How about naming? I think for the moment it’s best to say “freeform
filename”, so say anything matching [a-zA-Z0-9+_.,-]+, and
adopt the arch style of using foo--bar to indicate “bar”
is a sub-branch of “foo”. Then I can say mainline--1.0 and
have separate branches per major version, or debian--1.0.1 to
record Debian changes, or debian-nmu--1.0.1-3 to record the
NMUs to the 1.0.1-3 Debian package. If using slashes or something later
turns out to be convenient, it can be hacked in later. For now, KISS.
Finally, access. We want, perhaps, three forms of access: management,
commits, and retrievals. In reverse order, retrievals we want to do over
anonymous http, so we’ll need a CGI script to adapt our storage into
precisely what darcs expects; for commits we’ll need to write some scripts
at which to point DARCS_SSH and DARCS_SCP
so we can get control over the process, and we’ll need to write
a darcs-repo script to sit on the server that actually
manages the repository and tries to avoid storing too much data.
In order to have the ssh hooks called, we need our repository
name to be of the form [a-z]+:.*; and it seems
like the most forwards-compatible thing to do is make it be
darcs-repo:server/project/branch. Using
URI syntax and putting a double-slash before the server name would
unfortunately make darcs try to use curl instead, and wouldn’t get us
anywhere. But hey, this is a “near enough” project. We’re also not going
to worry about how you’d specify a username – .ssh/config
will do for the time being.
The darcs-repo script needs two modes – a get mode that
can give us a branch inventory or a patch from a branch, and an apply
mode that will actually commit to a branch. The former’s simple – it’s
just a matter of unmunging our stored patches. The latter’s trickier:
we need to be able to parse darcs’ “apply” format, and we need to make
sure that the patch actually applies to our repository. Fortunately,
we can do this by just comparing the presented context to what we’ve
actually got in the inventory – if they’re not a perfect match, rather
than performing a merge like darcs would, we can just error out; that’ll
even get passed back to the user, so it’s all good.
The CGI script can then basically just call darcs-repo get
based on the URL it’s given. Easy.
darcs-ssh and darcs-scp are also easy
– they just need to catch invocations of ssh darcs-repo
.. and convert them to ssh host darcs-repo apply
project branch, and convert invocations of scp
darcs-repo:host/project/branch dest
to ssh host darcs-repo get project branch
>dest.
So, all that said, here’s an implementation of the above.
Bugs?
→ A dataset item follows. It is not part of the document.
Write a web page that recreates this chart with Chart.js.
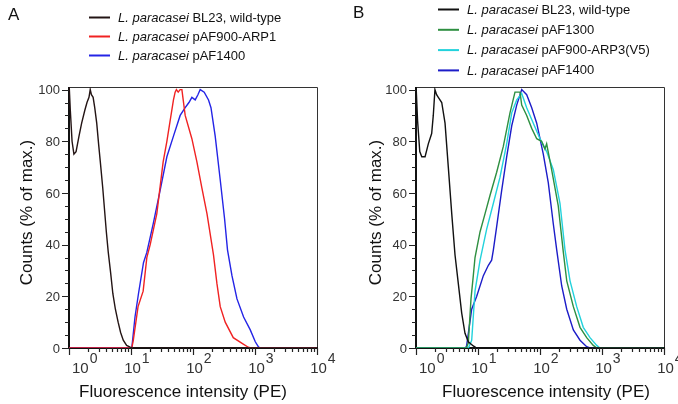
<!DOCTYPE html>
<html>
<head>
<meta charset="utf-8">
<script src="https://cdn.jsdelivr.net/npm/chart.js@4"></script>
<style>
html, body { margin: 0; padding: 0; background: #fff; }
.wrap { display: flex; width: 678px; height: 404px; }
.panel { width: 339px; height: 404px; }
</style>
</head>
<body>
<div class="wrap">
  <div class="panel"><canvas id="chartA" width="339" height="404"></canvas></div>
  <div class="panel"><canvas id="chartB" width="339" height="404"></canvas></div>
</div>
<script>
// tick labels
const xTickExps = [0, 1, 2, 3, 4];
const yTickLabels = [0, 20, 40, 60, 80, 100];

// panel A
const aLabels = ['L. paracasei BL23, wild-type', 'L. paracasei pAF900-ARP1', 'L. paracasei pAF1400'];
const aBlackX = [1.0, 1.05, 1.12, 1.2, 1.3, 1.45, 1.6, 1.8, 1.95, 2.1, 2.2, 2.3, 2.45, 2.6, 2.8, 3.0, 3.2, 3.5, 4.0, 4.3, 4.7, 5.1, 5.6, 6.2, 6.8, 7.5, 8.5, 9.7, 10.5, 10000];
const aBlackY = [103, 92, 80, 75, 76, 82, 87, 92, 95, 97, 100, 98, 97, 93, 87, 79, 72, 62, 45, 37, 29, 21, 15, 10, 6, 3, 1, 0.3, 0, 0];
const aRedX = [1, 10.3, 10.9, 13, 15.7, 18, 20.4, 26.1, 33, 37.9, 42.8, 48.4, 51.5, 54, 57.7, 62, 66.2, 74.8, 95.9, 115.6, 139, 168, 214, 243, 275, 331, 446, 647, 779, 850, 10000];
const aRedY = [0, 0, 3, 16, 22, 35, 40, 52, 72, 80, 88, 96, 99, 100, 99, 100, 100, 90, 81, 72, 62, 52, 36, 25, 16, 10, 4, 1.5, 0.3, 0, 0];
const aBlueX = [1, 10.3, 11.6, 13.2, 15.9, 18, 22.8, 29.5, 37.9, 48.4, 62.1, 74.8, 86, 95.9, 108.6, 120, 130.7, 151.6, 178, 195, 228, 275, 323, 360, 425, 512, 655, 839, 1011, 1143, 1250, 10000];
const aBlueY = [0, 0, 12, 21, 33, 37, 48, 61, 74, 82, 90, 93, 95, 97, 96, 98, 100, 99, 96, 93, 82, 65, 50, 38, 28, 19, 12, 7, 2.4, 0.3, 0, 0];

// panel B
const bLabels = ['L. paracasei BL23, wild-type', 'L. paracasei pAF1300', 'L. paracasei pAF900-ARP3(V5)', 'L. paracasei pAF1400'];
const bBlackX = [1.0, 1.06, 1.15, 1.24, 1.4, 1.58, 1.79, 1.9, 2.02, 2.15, 2.29, 2.6, 2.94, 3.32, 3.77, 4.26, 4.81, 5.46, 6.17, 6.98, 8.4, 9.53, 10000];
const bBlackY = [102, 88, 76, 74, 74, 79, 83, 90, 100, 98, 97, 95, 87, 70, 52, 36, 25, 13.5, 5.7, 2.4, 0.8, 0, 0];
const bGreenX = [1, 6.5, 6.98, 7.71, 8.4, 8.95, 10.8, 13, 15.6, 20, 25.6, 32.8, 39.5, 42.1, 47.6, 50.7, 61, 73.5, 88.5, 106, 120, 128, 154, 197, 238, 270, 345, 442, 566, 724, 822, 10000];
const bGreenY = [0, 0, 2, 19, 28, 35, 45, 52, 59, 68, 78, 91, 99, 99, 99, 94, 90, 85, 81, 80, 77, 79, 69, 55, 37, 26, 16, 8, 4, 1, 0, 0];
const bCyanX = [1, 7, 7.91, 8.95, 10.8, 13.8, 17.7, 22.6, 29, 35, 42.1, 50.7, 61, 78, 100, 128, 164, 210, 253, 305, 391, 499, 640, 822, 929, 10000];
const bCyanY = [0, 0, 3, 22, 34, 46, 56, 66, 79, 91, 96, 98.5, 93, 87, 81, 76, 69, 56, 38, 26, 16, 8, 4, 1, 0, 0];
const bBlueX = [1, 6.3, 6.57, 7.2, 7.91, 9.53, 12.2, 14.7, 16.6, 17.7, 20, 24.1, 29, 35, 42.1, 50.7, 61, 73.5, 88.5, 113, 136, 164, 186, 224, 270, 345, 442, 566, 640, 10000];
const bBlueY = [0, 0, 1, 8, 15, 20, 28, 32, 34, 38, 47, 61, 74, 86, 94, 100, 98, 93, 87, 75, 64, 48, 38, 24, 15, 7, 3, 0.5, 0, 0];

const FONT = "'Liberation Sans', Arial, sans-serif";

function pts(xs, ys) {
    return xs.map((x, i) => ({ x: x, y: ys[i] }));
}

function line(label, xs, ys, color) {
    return {
        label: label,
        data: pts(xs, ys),
        borderColor: color,
        borderWidth: 1.4,
        pointRadius: 0,
        tension: 0,
        fill: false
    };
}

const decor = {
    id: 'decor',
    beforeDatasetsDraw(chart) {
        const ctx = chart.ctx, a = chart.chartArea;
        ctx.save();
        // top & right frame
        ctx.strokeStyle = '#333';
        ctx.lineWidth = 1;
        ctx.beginPath();
        ctx.moveTo(a.left, a.top + 0.5);
        ctx.lineTo(a.right + 0.5, a.top + 0.5);
        ctx.lineTo(a.right + 0.5, a.bottom);
        ctx.stroke();
        // left & bottom axis
        ctx.strokeStyle = '#111';
        ctx.lineWidth = 2;
        ctx.beginPath();
        ctx.moveTo(a.left, a.top);
        ctx.lineTo(a.left, a.bottom);
        ctx.lineTo(a.right + 1, a.bottom);
        ctx.stroke();
        ctx.restore();
    },
    afterDraw(chart, args, o) {
        const ctx = chart.ctx, a = chart.chartArea;
        const xs = chart.scales.x, ys = chart.scales.y;
        ctx.save();
        ctx.strokeStyle = '#222';
        ctx.fillStyle = '#333';
        ctx.lineWidth = 1;

        // y ticks, major every 20, minor every 5
        for (let v = 0; v <= 100; v += 5) {
            const y = Math.round(ys.getPixelForValue(v)) + 0.5;
            const len = v % 20 === 0 ? 6 : 3;
            ctx.beginPath();
            ctx.moveTo(a.left - 1 - len, y);
            ctx.lineTo(a.left, y);
            ctx.stroke();
        }
        ctx.font = '13px ' + FONT;
        ctx.textAlign = 'right';
        ctx.textBaseline = 'middle';
        yTickLabels.forEach(v => {
            ctx.fillText(String(v), a.left - 9, ys.getPixelForValue(v) + 1);
        });

        // x ticks (log decades)
        ctx.lineWidth = 1.2;
        for (let e = 0; e < 4; e++) {
            for (let m = 1; m <= 9; m++) {
                const x = Math.round(xs.getPixelForValue(m * Math.pow(10, e))) + 0.5;
                const len = m === 1 ? 6 : 3;
                ctx.beginPath();
                ctx.moveTo(x, a.bottom);
                ctx.lineTo(x, a.bottom + 1 + len);
                ctx.stroke();
            }
        }
        const xEnd = Math.round(xs.getPixelForValue(10000)) + 0.5;
        ctx.beginPath();
        ctx.moveTo(xEnd, a.bottom);
        ctx.lineTo(xEnd, a.bottom + 7);
        ctx.stroke();

        // x tick labels 10^n
        ctx.textBaseline = 'alphabetic';
        ctx.textAlign = 'left';
        xTickExps.forEach((e, i) => {
            const px = xs.getPixelForValue(Math.pow(10, e));
            ctx.font = '15px ' + FONT;
            const w = ctx.measureText('10').width;
            const left = i === 0 ? px + 3 : px + 1.5 - w / 2;
            ctx.fillText('10', left, a.bottom + 25);
            ctx.font = '14px ' + FONT;
            ctx.fillText(String(e), left + w + 1, a.bottom + 15);
        });

        // axis titles
        ctx.fillStyle = '#111';
        ctx.font = '17px ' + FONT;
        ctx.textAlign = 'center';
        ctx.fillText('Fluorescence intensity (PE)', o.xTitleX, 397);
        ctx.save();
        ctx.translate(o.yTitleX, (a.top + a.bottom) / 2 - 5);
        ctx.rotate(-Math.PI / 2);
        ctx.fillText('Counts (% of max.)', 0, 0);
        ctx.restore();

        // panel letter
        ctx.textAlign = 'left';
        ctx.font = '17px ' + FONT;
        ctx.fillText(o.letter, o.letterX, o.letterY);

        // legend
        chart.data.datasets.forEach((ds, i) => {
            const y = o.legY + i * o.legDy;
            ctx.strokeStyle = ds.borderColor;
            ctx.lineWidth = 2;
            ctx.beginPath();
            ctx.moveTo(o.legX, y + 0.5);
            ctx.lineTo(o.legX + 21, y + 0.5);
            ctx.stroke();
            const it = 'L. paracasei ';
            const rest = ds.label.slice(it.length);
            ctx.fillStyle = '#111';
            ctx.textBaseline = 'middle';
            ctx.font = 'italic 13px ' + FONT;
            ctx.fillText(it, o.legX + 29, y + 1);
            const w = ctx.measureText(it).width;
            ctx.font = '13px ' + FONT;
            ctx.fillText(rest, o.legX + 29 + w, y + 1);
        });
        ctx.restore();
    }
};

function makeChart(id, datasets, padLeft, padRight, decorOpts) {
    return new Chart(document.getElementById(id), {
        type: 'line',
        data: { datasets: datasets },
        options: {
            responsive: false,
            animation: false,
            layout: { padding: { top: 87, left: padLeft, right: padRight, bottom: 0 } },
            plugins: {
                legend: { display: false },
                tooltip: { enabled: false },
                decor: decorOpts
            },
            scales: {
                x: {
                    type: 'logarithmic',
                    min: 1,
                    max: 10000,
                    ticks: { display: false },
                    grid: { display: false },
                    border: { display: false },
                    afterFit: s => { s.height = 56; }
                },
                y: {
                    type: 'linear',
                    min: 0,
                    max: 101,
                    ticks: { display: false },
                    grid: { display: false },
                    border: { display: false },
                    afterFit: s => { s.width = 69; }
                }
            }
        },
        plugins: [decor]
    });
}

makeChart('chartA', [
    line(aLabels[0], aBlackX, aBlackY, '#231414'),
    line(aLabels[1], aRedX, aRedY, '#f02222'),
    line(aLabels[2], aBlueX, aBlueY, '#2424e6')
], 0, 22, {
    letter: 'A', letterX: 8, letterY: 20,
    legX: 89, legY: 17, legDy: 19,
    xTitleX: 183, yTitleX: 32
});

makeChart('chartB', [
    line(bLabels[0], bBlackX, bBlackY, '#111111'),
    line(bLabels[1], bGreenX, bGreenY, '#2e8f40'),
    line(bLabels[2], bCyanX, bCyanY, '#22d2dc'),
    line(bLabels[3], bBlueX, bBlueY, '#1c1cc8')
], 8, 14, {
    letter: 'B', letterX: 14, letterY: 18,
    legX: 99, legY: 9, legDy: 20.3,
    xTitleX: 207, yTitleX: 42
});
</script>
</body>
</html>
Yes, there are some – darcs’ patch format isn’t parsed properly,
so if you find yourself setting a preference to be “}”, you might have
problems. --apply-as isn’t supported. Error messages also
aren’t very nice. The CGI might also be a bit slow. Tags or checkpoints
or contexts could break things.
Missing features? Creating new projects and branches has
to be done manually (with a mkdir and a touch
inventory-branch respectively). It’s probably also be nice
to have tarballs automatically made from checked in code. Otherwise,
it seems like a good first pass at the idea.
Neat trick learnt? If you want to apply a patch without actually
writing the new file to the filesystem anywhere, one way is to use
diff --ed style patches, and feed them to red -
origfile, followed by the command 1,$p to
print the entire resulting file to stdout.